7º Domingo del Tiempo Ordinario
Levítico 19,1-2.17-18 Salmo 103 1 Co 3,16-23 Mateo 5,38-48
Un mensaje claro nos deja la palabra de Dios que hemos escuchado en este séptimo domingo del tiempo ordinario: la importancia de cuidar y fortalecer las relaciones con los demás a partir del cumplimiento de la voluntad de Dios. Un ejemplo de ello es el mensaje del libro del Levítico: “Sed santos, porque yo, el Señor, vuestro Dios, soy santo. No odiarás a tu hermano, sino que lo corregirás para no hacerte culpable por su causa” (Lv 19, 2.17). Creo que todos estamos de acuerdo en la importancia que tiene el vivir en paz, buscando el perdón y la reconciliación a partir de la caridad y la corrección fraterna.
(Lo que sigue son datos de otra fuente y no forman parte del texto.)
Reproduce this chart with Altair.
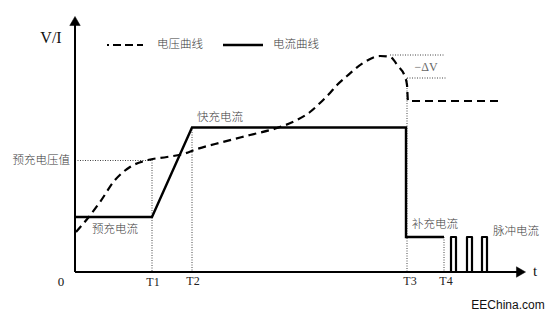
import altair as alt
import pandas as pd

# ---- data (time units from origin, value units from origin) ----
volt_t = [1, 13, 25, 40, 55, 73, 92, 108, 122, 148, 175, 202, 222, 235, 245, 255,
          262, 272, 288, 305, 315, 323, 330, 332, 333, 425]
volt_v = [40, 54, 70, 92, 105, 112, 115, 118, 123, 130, 137, 144, 152, 160, 169, 179,
          187, 196, 209, 216, 215, 206, 195, 187, 171, 171]

cur_t = [0, 77, 117, 331, 331, 369]
cur_i = [55, 55, 144.5, 144.5, 35, 35]

pulse_on = [376, 392, 407]
pulse_off = [381, 397, 412]
pulse_level = 35

# dotted guide lines: (x1, y1, x2, y2)
guide_x1 = [0, 77, 117, 332, 369, 315, 332]
guide_y1 = [111.5, 112, 145, 194, 35, 217, 194]
guide_x2 = [77, 77, 117, 332, 369, 370, 371]
guide_y2 = [111.5, 0, 0, 0, 0, 217, 194]

tick_names = ["T1", "T2", "T3", "T4"]
tick_t = [78, 118, 335, 371]

cn_labels = ["预充电压值", "预充电流", "快充电流", "补充电流", "脉冲电流"]
cn_x = [-5, 17, 122, 337, 418]
cn_y = [111.5, 42, 154, 47, 40]
cn_align = ["right", "left", "left", "left", "left"]

legend_names = ["电压曲线", "电流曲线"]

X_DOM = [-75, 477]
Y_DOM = [-47, 272]
W, H = 552, 319

xs = alt.Scale(domain=X_DOM, nice=False, zero=False)
ys = alt.Scale(domain=Y_DOM, nice=False, zero=False)

CN_FONT = "Noto Sans CJK SC"
CN_COLOR = "#3a3a3a"


def X(f="x"):
    return alt.X(f"{f}:Q", scale=xs, axis=None)


def Y(f="y"):
    return alt.Y(f"{f}:Q", scale=ys, axis=None)


# axes as polylines
ax_df = pd.DataFrame({
    "x": [0, 0, 0, 446], "y": [251, 0, 0, 0], "g": ["v", "v", "h", "h"], "o": [0, 1, 0, 1]
})
axes = alt.Chart(ax_df).mark_line(color="black", strokeWidth=2).encode(
    x=X(), y=Y(), detail="g:N", order="o:Q")

arrow_df = pd.DataFrame({"x": [0, 446], "y": [251, 0],
                         "s": ["triangle-up", "triangle-right"]})
arrows = alt.Chart(arrow_df).mark_point(
    size=110, filled=True, fill="black", stroke="black", strokeWidth=0.5, opacity=1
).encode(x=X(), y=Y(), shape=alt.Shape("s:N", scale=None, legend=None))

# voltage curve
volt_df = pd.DataFrame({"x": volt_t, "y": volt_v, "o": range(len(volt_t))})
volt = alt.Chart(volt_df).mark_line(
    color="black", strokeWidth=2.2, strokeDash=[8, 5], interpolate="monotone"
).encode(x=X(), y=Y(), order="o:Q")

# current curve
cur_df = pd.DataFrame({"x": cur_t, "y": cur_i, "o": range(len(cur_t))})
cur = alt.Chart(cur_df).mark_line(
    color="black", strokeWidth=2.4, strokeJoin="miter"
).encode(x=X(), y=Y(), order="o:Q")

# pulses
prow = []
for k, (a, b) in enumerate(zip(pulse_on, pulse_off)):
    for j, (px, py) in enumerate([(a, 0), (a, pulse_level), (b, pulse_level), (b, 0)]):
        prow.append({"x": px, "y": py, "p": k, "o": j})
pulses = alt.Chart(pd.DataFrame(prow)).mark_line(
    color="black", strokeWidth=2.2, strokeJoin="round"
).encode(x=X(), y=Y(), order="o:Q", detail="p:N")

# guides
g_df = pd.DataFrame({"x": guide_x1, "y": guide_y1, "x2": guide_x2, "y2": guide_y2})
guides = alt.Chart(g_df).mark_rule(
    color="#444", strokeWidth=1, strokeDash=[1, 1.5]
).encode(x=X(), y=Y(), x2="x2:Q", y2="y2:Q")

# legend samples
leg_dash = alt.Chart(pd.DataFrame({"x": [32, 68], "y": [227, 227]})).mark_line(
    color="black", strokeWidth=2.2, strokeDash=[2, 4, 8, 4, 8, 4, 8, 4]
).encode(x=X(), y=Y())
leg_solid = alt.Chart(pd.DataFrame({"x": [148, 188], "y": [227, 227]})).mark_line(
    color="black", strokeWidth=2.4
).encode(x=X(), y=Y())
leg_text = alt.Chart(pd.DataFrame({"x": [82, 198], "y": [227, 227], "t": legend_names})).mark_text(
    font=CN_FONT, fontSize=11.5, fontWeight=300, align="left", baseline="middle", color=CN_COLOR
).encode(x=X(), y=Y(), text="t:N")

# chinese labels
cn_df = pd.DataFrame({"x": cn_x, "y": cn_y, "t": cn_labels, "a": cn_align})
cn_left = alt.Chart(cn_df[cn_df.a == "left"]).mark_text(
    font=CN_FONT, fontSize=11.5, fontWeight=300, align="left", baseline="middle", color=CN_COLOR
).encode(x=X(), y=Y(), text="t:N")
cn_right = alt.Chart(cn_df[cn_df.a == "right"]).mark_text(
    font=CN_FONT, fontSize=11.5, fontWeight=300, align="right", baseline="middle", color=CN_COLOR
).encode(x=X(), y=Y(), text="t:N")

# tick labels
tk = alt.Chart(pd.DataFrame({"x": tick_t, "y": [-10, -9, -9, -9], "t": tick_names})).mark_text(
    font="Liberation Serif", fontSize=12, align="center", baseline="middle", color="#222"
).encode(x=X(), y=Y(), text="t:N")

misc = alt.Chart(pd.DataFrame({
    "x": [-24, -14, 460], "y": [234, -10, 1], "t": ["V/I", "0", "t"], "s": [16, 13, 15]
})).mark_text(font="Liberation Serif", align="center", baseline="middle", color="#111").encode(
    x=X(), y=Y(), text="t:N", size=alt.Size("s:Q", scale=None, legend=None))

dv = alt.Chart(pd.DataFrame({"x": [351], "y": [205], "t": ["−ΔV"]})).mark_text(
    font="Liberation Serif", fontSize=12, align="center", baseline="middle", color="#666"
).encode(x=X(), y=Y(), text="t:N")

wm = alt.Chart(pd.DataFrame({"x": [433], "y": [-33], "t": ["EEChina.com"]})).mark_text(
    font="Liberation Sans", fontSize=12, align="center", baseline="middle", color="#111"
).encode(x=X(), y=Y(), text="t:N")

chart = alt.layer(
    guides, axes, arrows, volt, cur, pulses,
    leg_dash, leg_solid, leg_text, cn_left, cn_right, tk, misc, dv, wm
).properties(
    width=W, height=H, padding=0, autosize=alt.AutoSizeParams(type="none"),
    background="white"
).configure_view(stroke=None)

chart.save("out.html", embed_options={"renderer": "svg", "actions": False})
Nadie que se reúna en el nombre del Señor puede pensar o interpretar que la voluntad de Dios esté relacionada con dañar a alguien o buscar su destrucción; por el contrario, nos reunimos como cristianos para celebrar el amor, la fe y la reconciliación a pesar de nuestros pecados y debilidades, porque estamos convencidos de que seremos amados y perdonados por Dios.
Cuando en nuestras relaciones diarias con los otros tenemos como ley el “ojo por ojo y diente por diente” nos involucramos en un devastador e interminable remolino de destrucción que siempre nos deja mal y nos somete a desgracia y dolor. Cuando deseamos responder al mal con más maldad debe resonar la voluntad de Dios en cada uno para recordar cuál es la verdadera perfección: “Pero yo os digo que no hagáis frente al que os hace mal; al contrarios, a quien te abofetea en la mejilla derecha, preséntale también la otra…” (Mt 5,39).
Jesús no quiere que actuemos movidos por el temor que pueda infundir en nosotros el poder destructivo del mal. El buen discípulo no actúa de manera cobarde silenciando su voz por miedo o temor a las represarías que puedan ejercer los otros sobre él. No ha de movernos nada más que el amor; por eso los discípulos de Jesús no huimos, tampoco atacamos, solamente amamos en la perfección divina como el mismo Señor nos ha mandado: “Pero yo os digo: Amad a vuestros enemigos y orad por los que os persiguen. De este modo, seréis dignos hijos de vuestro Padre celestial” (Mt 5,44)
Es en este sentido como podemos afirmar que en medio de nuestra fragilidad; Dios nos ha creado como templos del Espíritu Santo que habita en nosotros y nos ayuda a la construcción de relaciones basadas en el amor, el perdón, la fraternidad y la misericordia; actitudes propias de quien le ha permitido a Dios habitar en lo más profundo de su ser. De allí que la invitación de Jesús consignada en el Evangelio de San Mateo se constituye para nosotros los cristianos católicos como una máxima para la vida: “Vosotros sed perfectos, como vuestro Padre celestial es perfecto” (Mt 5,48). Dios, el Padre, nos conoce, sabe que es lo que hay en el corazón de cada ser humano. Como buen Padre confía en nosotros y espera que no actuemos movidos por el miedo o la venganza; por el contrario, sabe que con la ayuda del Espíritu Santo podremos hacer realidad el Reino de Dios en medio de nosotros.
Nos reunimos en este encuentro familiar con el Señor para que la gracia que hemos recibido en el bautismo nos permita ser agradecidos y corresponsables con el Padre amoroso: “que hace salir el sol sobre buenos y malos y manda la lluvia sobre justos e injustos” (Mt 5,45). Como resultado de nuestra oración y reflexión dominical en esta eucaristía, vayamos a casa con el compromiso de establecer relaciones caracterizadas por la fraternidad y la caridad; busquemos solucionar las dificultades que tenemos con las personas haciendo realidad el perdón y la reconciliación de la que tanto hablamos en estos tiempos.